When I look inside a chip from the popular 7400 series, I know what to expect: a fairly simple die, implemented in a straightforward, cost-effective way. However, when I looked inside a military-grade chip built by Integrated Device Technology (IDT)4 I found a very unexpected layout: over 1500 transistors in an orderly matrix. Even stranger, most of the die is wasted: less than 20% of these transistors are used, forming scattered circuits connected by thin metal wires.

In this blog post, I look at this chip in detail, describe its gates, and explain how it implements the “1-of-4” decoder function. I also discuss why it sometimes makes sense to build chips with a gate array design such as this, despite the inefficiency.

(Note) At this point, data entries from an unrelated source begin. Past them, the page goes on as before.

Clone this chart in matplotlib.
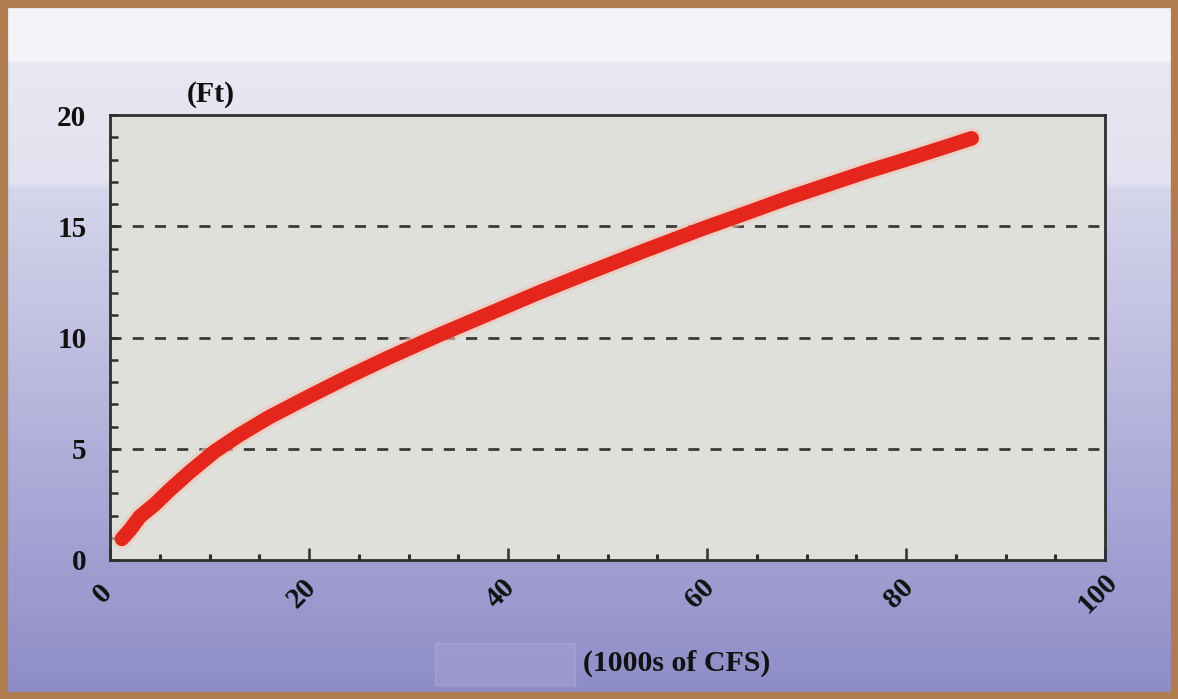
import matplotlib
matplotlib.use("Agg")
import matplotlib.pyplot as plt
import matplotlib.transforms as mtransforms
from matplotlib.colors import LinearSegmentedColormap
from matplotlib.patches import Rectangle
import numpy as np

# Rating curve: discharge (thousands of CFS) vs. stage (ft)
flow_kcfs = [1.2, 2.0, 3.0, 4.5, 6.0, 8.0, 10.5, 13.0, 16.0, 20.0, 24.0, 28.0,
             33.0, 38.0, 43.0, 48.0, 54.0, 59.6, 64.0, 68.0, 72.0, 76.0, 80.0,
             83.5, 86.6]
stage_ft = [0.95, 1.35, 1.95, 2.5, 3.15, 3.95, 4.87, 5.62, 6.42, 7.35, 8.25, 9.1,
            10.1, 11.05, 12.0, 12.9, 13.95, 14.9, 15.6, 16.25, 16.85, 17.45,
            18.0, 18.5, 18.95]

x_ticks = [0, 20, 40, 60, 80, 100]
y_ticks = [0, 5, 10, 15, 20]
grid_levels = [5, 10, 15]

W, H, DPI = 1178, 699, 100
fig = plt.figure(figsize=(W / DPI, H / DPI), dpi=DPI)

# Page background: pale at the top fading to periwinkle at the bottom
bg = fig.add_axes([0, 0, 1, 1], zorder=-10)
stops = [(0.00, "#f5f5f9"), (0.085, "#f3f3f8"), (0.09, "#e8e8f3"),
         (0.26, "#e2e2f0"), (0.27, "#d5d5eb"), (0.45, "#c4c3e3"),
         (0.65, "#afaed9"), (0.82, "#9f9dd0"), (1.00, "#8e8cc7")]
cmap = LinearSegmentedColormap.from_list("page", stops)
grad = np.linspace(0, 1, 512).reshape(-1, 1)
bg.imshow(grad, aspect="auto", cmap=cmap, extent=[0, 1, 1, 0])
bg.set_xlim(0, 1)
bg.set_ylim(1, 0)
bg.axis("off")
# faint lighter panel behind the axis title
bg.add_patch(Rectangle((435 / W, 643 / H), 140 / W, 42 / H,
                       facecolor="#a19fd3", edgecolor="#aeacda", lw=1, alpha=0.6))

# Frame around the page
fig.add_artist(Rectangle((0, 0), 1, 1, transform=fig.transFigure, fill=False,
                         edgecolor="#ae7c4e", linewidth=11, zorder=20))

left, right, bottom, top = 110 / W, 1105 / W, 1 - 560 / H, 1 - 115 / H
ax = fig.add_axes([left, bottom, right - left, top - bottom])
ax.set_facecolor("#dfe0dc")

for lvl in grid_levels:
    ax.axhline(lvl, color="#3a3a3a", lw=2.0, linestyle=(0, (4, 4)), zorder=1)

# soft halo under the curve
ax.plot(flow_kcfs, stage_ft, color="#f3c4b4", lw=15, alpha=0.6,
        solid_capstyle="round", solid_joinstyle="round", zorder=2)
ax.plot(flow_kcfs, stage_ft, color="#e5261c", lw=10.5,
        solid_capstyle="round", solid_joinstyle="round", zorder=3)

ax.set_xlim(0, 100)
ax.set_ylim(0, 20)
ax.set_xticks(x_ticks)
ax.set_xticks(np.arange(0, 101, 5), minor=True)
ax.set_yticks(y_ticks)
ax.set_yticks(np.arange(0, 21, 1), minor=True)

for s in ax.spines.values():
    s.set_color("#2e2e2e")
    s.set_linewidth(2.0)

ax.tick_params(axis="x", which="major", direction="in", length=9, width=1.8,
               color="#2e2e2e", pad=24, labelsize=21)
ax.tick_params(axis="x", which="minor", direction="in", length=4, width=2.2,
               color="#2e2e2e")
ax.tick_params(axis="y", which="both", direction="in", length=6, width=1.8,
               color="#2e2e2e", pad=17, labelsize=21)
ax.tick_params(top=False, right=False, which="both")

serif = ["Liberation Serif", "DejaVu Serif"]
ax.set_xticklabels([str(v) for v in x_ticks])
ax.set_yticklabels([str(v) for v in y_ticks])
shift = mtransforms.ScaledTranslation(-7 / DPI, 0, fig.dpi_scale_trans)
for lab in ax.get_xticklabels():
    lab.set_rotation(45)
    lab.set_ha("center")
    lab.set_va("center")
    lab.set_fontfamily(serif)
    lab.set_fontweight("bold")
    lab.set_color("#111111")
    lab.set_transform(lab.get_transform() + shift)
for lab in ax.get_yticklabels():
    lab.set_fontfamily(serif)
    lab.set_fontweight("bold")
    lab.set_color("#111111")

fig.text(211 / W, 1 - 95 / H, "(Ft)", ha="center", va="center", fontsize=21.5,
         fontweight="bold", family=serif, color="#111111")
fig.text(677 / W, 1 - 663 / H, "(1000s of CFS)", ha="center", va="center",
         fontsize=21.5, fontweight="bold", family=serif, color="#111111")

fig.savefig("out.png", dpi=DPI)
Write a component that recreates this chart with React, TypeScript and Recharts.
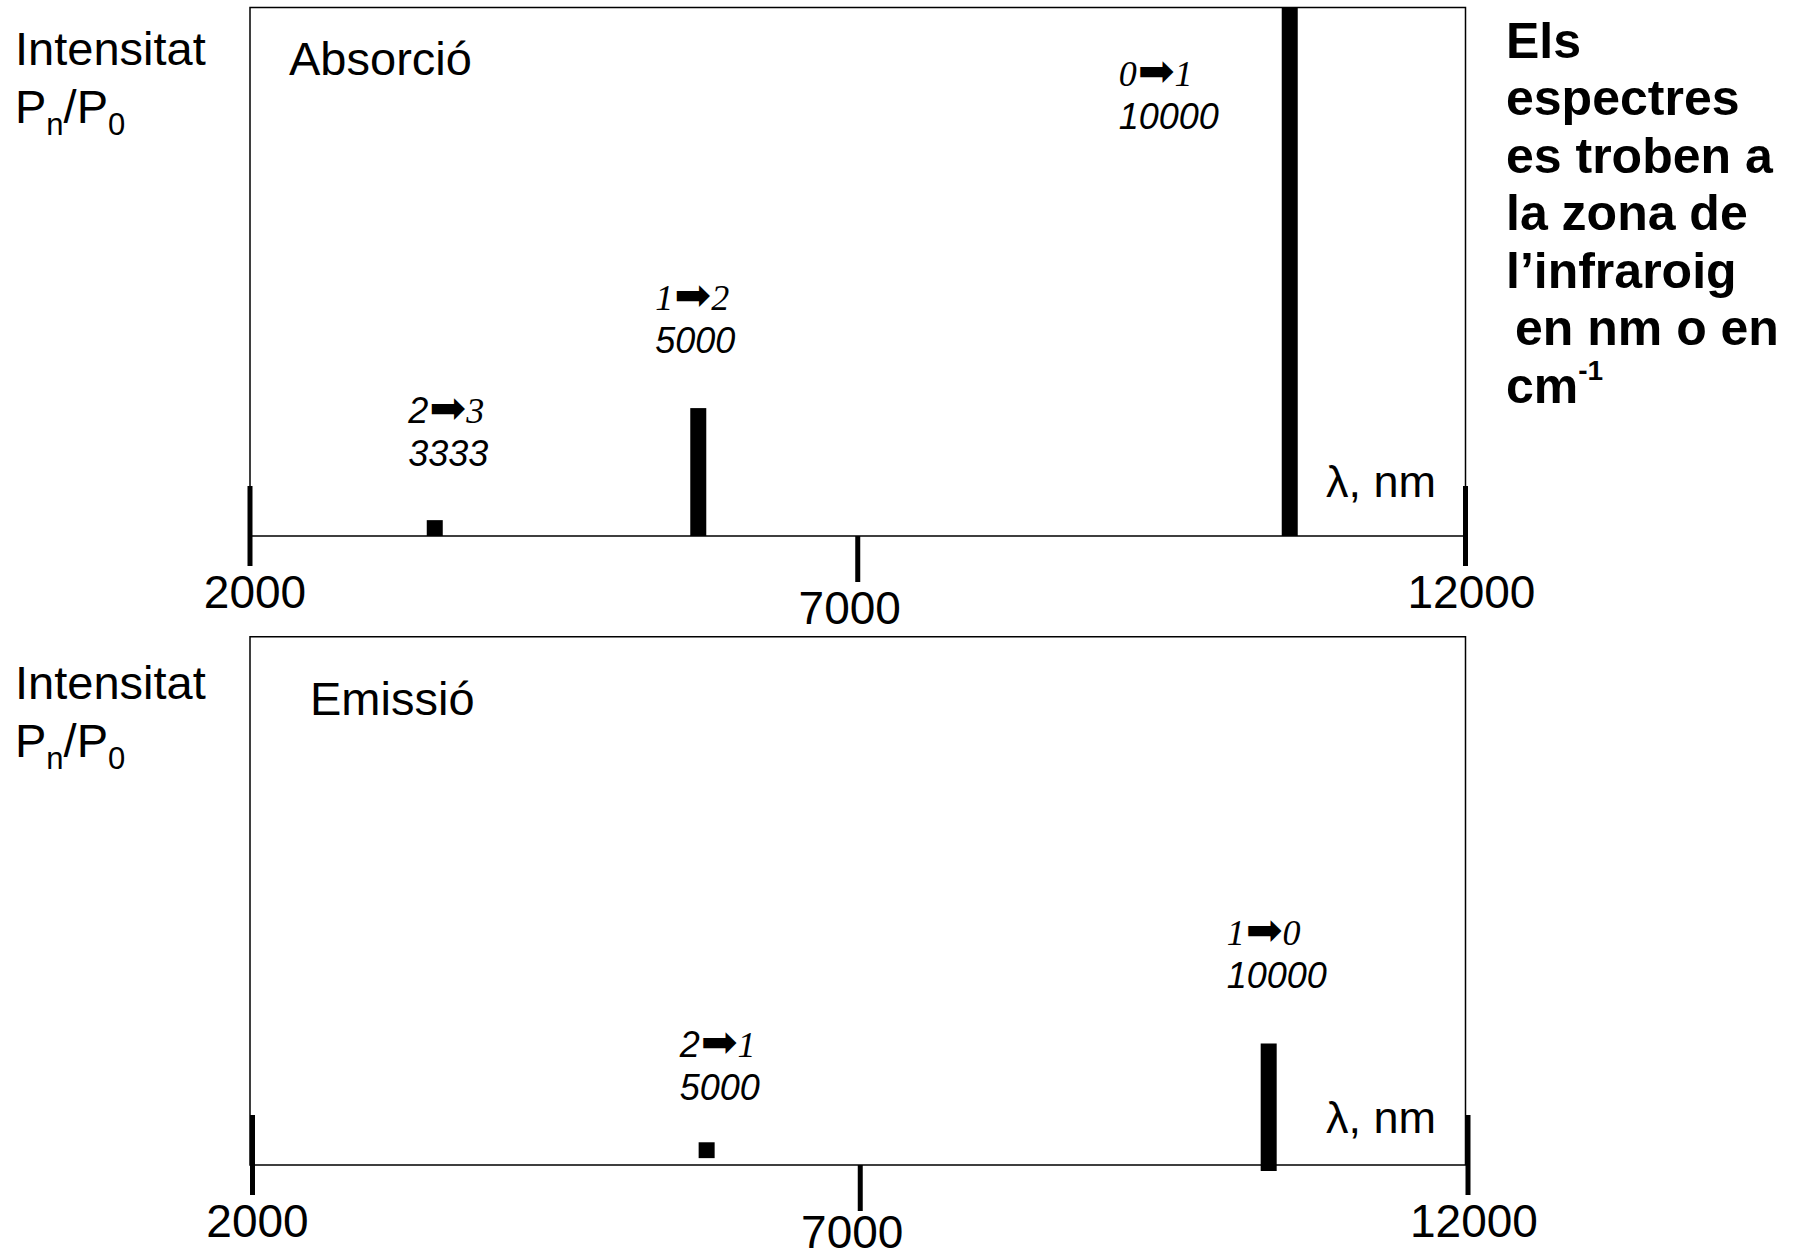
import React from "react";
import { ComposedChart, Bar, XAxis, YAxis, ReferenceArea } from "recharts";

const SANS = "'Liberation Sans', Arial, sans-serif";
const SERIF = "'Liberation Serif', 'Times New Roman', serif";
const ARROW = "'DejaVu Sans', sans-serif";

// x axis ticks (nm)
const xTicks = [2000, 7000, 12000];

// absorption lines: transition, label, position, relative intensity
const absFrom = ["2", "1", "0"];
const absTo = ["3", "2", "1"];
const absWave = ["3333", "5000", "10000"];
const absPos = [3518, 5686, 10552];
const absIntensity = [0.03, 0.242, 1];

// emission lines (low/high of each mark)
const emFrom = ["2", "1"];
const emTo = ["1", "0"];
const emWave = ["5000", "10000"];
const emPos = [5757, 10381];
const emLow = [0.013, 0];
const emHigh = [0.043, 0.23];

const noteLines = ["Els", "espectres", "es troben a", "la zona de", "l\u2019infraroig", "en nm o en", "cm"];

type LabelStyle = { dx: number; dy: number; serifFrom: boolean; tail?: number };

// label placement relative to the bar (centre x, top y)
const absLabelStyle: LabelStyle[] = [
  { dx: -26.5, dy: -54, serifFrom: false },
  { dx: -43, dy: -55, serifFrom: true },
  { dx: -171, dy: 121, serifFrom: true },
];
const emLabelStyle: LabelStyle[] = [
  { dx: -27, dy: -42, serifFrom: false },
  { dx: -42, dy: -55, serifFrom: true, tail: 6 },
];

function makeShape(pos: number[], from: string[], to: string[], wave: string[], styles: LabelStyle[]) {
  return (props: any) => {
    const { x, y, width, height } = props;
    const i = props.index ?? pos.indexOf(props.payload?.x);
    const s = styles[i];
    const tx = x + width / 2 + s.dx;
    return (
      <g>
        <rect x={x} y={y} width={width} height={height + (s.tail || 0)} fill="#000" />
        <text x={tx} y={y + s.dy - 43} fontSize={36} fontStyle="italic" fill="#000">
          <tspan fontFamily={s.serifFrom ? SERIF : SANS}>{from[i]}</tspan>
          <tspan fontFamily={ARROW} fontStyle="normal" fontSize={44} dx={1}>{"\u27A1"}</tspan>
          <tspan fontFamily={SERIF}>{to[i]}</tspan>
        </text>
        <text x={tx} y={y + s.dy} fontSize={36} fontStyle="italic" fontFamily={SANS} fill="#000">
          {wave[i]}
        </text>
      </g>
    );
  };
}

const tickDx = [5, -8, 6];

function makeTick(shift: number, midLabelDy: number) {
  return (props: any) => {
    const { x, y, payload } = props;
    const i = xTicks.indexOf(payload.value);
    const end = i === 0 || i === xTicks.length - 1;
    const tx = x + shift;
    return (
      <g>
        <line x1={tx} x2={tx} y1={end ? y - 50 : y} y2={end ? y + 30 : y + 46} stroke="#000" strokeWidth={5} />
        <text x={tx + tickDx[i]} y={y + (end ? 72 : midLabelDy)} textAnchor="middle" fontFamily={SANS} fontSize={46} fill="#000">
          {payload.value}
        </text>
      </g>
    );
  };
}

const SideLabel = ({ y }: { y: number }) => (
  <g fontFamily={SANS} fill="#000">
    <text x={15} y={y} fontSize={47}>Intensitat</text>
    <text x={15} y={y + 57.5} fontSize={47}>
      P<tspan fontSize={31} dy={12}>n</tspan>
      <tspan dy={-12}>/P</tspan>
      <tspan fontSize={31} dy={12}>0</tspan>
    </text>
  </g>
);

export default function App() {
  const absData = absPos.map((x, i) => ({ x, v: absIntensity[i] }));
  const emData = emPos.map((x, i) => ({ x, v: [emLow[i], emHigh[i]] }));

  return (
    <div style={{ position: "absolute", left: 0, top: 0, width: 1802, height: 1251, background: "#fff", overflow: "hidden" }}>
      <div style={{ position: "absolute", left: 0, top: 0 }}>
        <ComposedChart width={1802} height={650} data={absData} margin={{ top: 7.5, right: 336.5, bottom: 24, left: 250 }}>
          <XAxis dataKey="x" type="number" domain={[2000, 12000]} ticks={xTicks} interval={0} height={90}
            axisLine={false} tickLine={false} tickSize={0} tickMargin={0} tick={makeTick(0, 88)} />
          <YAxis type="number" domain={[0, 1]} hide />
          <ReferenceArea x1={2000} x2={12000} y1={0} y2={1} fill="none" stroke="#000" strokeWidth={1.5} ifOverflow="visible" />
          <Bar dataKey="v" barSize={16} fill="#000" isAnimationActive={false}
            shape={makeShape(absPos, absFrom, absTo, absWave, absLabelStyle)} />
        </ComposedChart>
      </div>
      <div style={{ position: "absolute", left: 0, top: 630 }}>
        <ComposedChart width={1802} height={621} data={emData} margin={{ top: 6.7, right: 336.5, bottom: 0, left: 250 }}>
          <XAxis dataKey="x" type="number" domain={[2000, 12000]} ticks={xTicks} interval={0} height={86}
            axisLine={false} tickLine={false} tickSize={0} tickMargin={0} tick={makeTick(2.5, 83)} />
          <YAxis type="number" domain={[0, 1]} hide />
          <ReferenceArea x1={2000} x2={12000} y1={0} y2={1} fill="none" stroke="#000" strokeWidth={1.5} ifOverflow="visible" />
          <Bar dataKey="v" barSize={16} fill="#000" isAnimationActive={false}
            shape={makeShape(emPos, emFrom, emTo, emWave, emLabelStyle)} />
        </ComposedChart>
      </div>
      <svg width={1802} height={1251} style={{ position: "absolute", left: 0, top: 0, pointerEvents: "none" }}>
        <SideLabel y={65} />
        <SideLabel y={699} />
        <g fontFamily={SANS} fill="#000" fontSize={47}>
          <text x={289} y={75}>Absorció</text>
          <text x={310} y={715}>Emissió</text>
        </g>
        <g fontFamily={SANS} fill="#000" fontSize={45}>
          <text x={1326} y={497}>λ, nm</text>
          <text x={1326} y={1133}>λ, nm</text>
        </g>
        <g fontFamily={SANS} fill="#000" fontSize={50} fontWeight="bold">
          {noteLines.map((t, i) => (
            <text key={t} x={i === 5 ? 1515 : 1506} y={57.5 + i * 57.5}>
              {t}
              {i === noteLines.length - 1 ? <tspan fontSize={28} dy={-23}>-1</tspan> : null}
            </text>
          ))}
        </g>
      </svg>
    </div>
  );
}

In the photo below, you can see the silicon die in more detail, with the silicon appearing pink. The main circuitry is implemented in the nine rows that form the gate array, a grid of 1584 transistors. The tiny dark rectangles are transistors of two types, NMOS and PMOS, that work together to implement CMOS logic circuits. At this scale, the metal wiring is visible as faint gray lines and smudges, but most of the transistors are unconnected. Surrounding the gate array are 22 input/output (I/O) blocks each with a square bond pad. As with the transistors, many of these I/O blocks are unused. Fourteen of these bond pads have tiny metal bond wires (the thick black lines) that connect the silicon die to the chip’s external pins. Finally, the pairs of bond wires at the center left and center right provide ground and power connections for the chip.”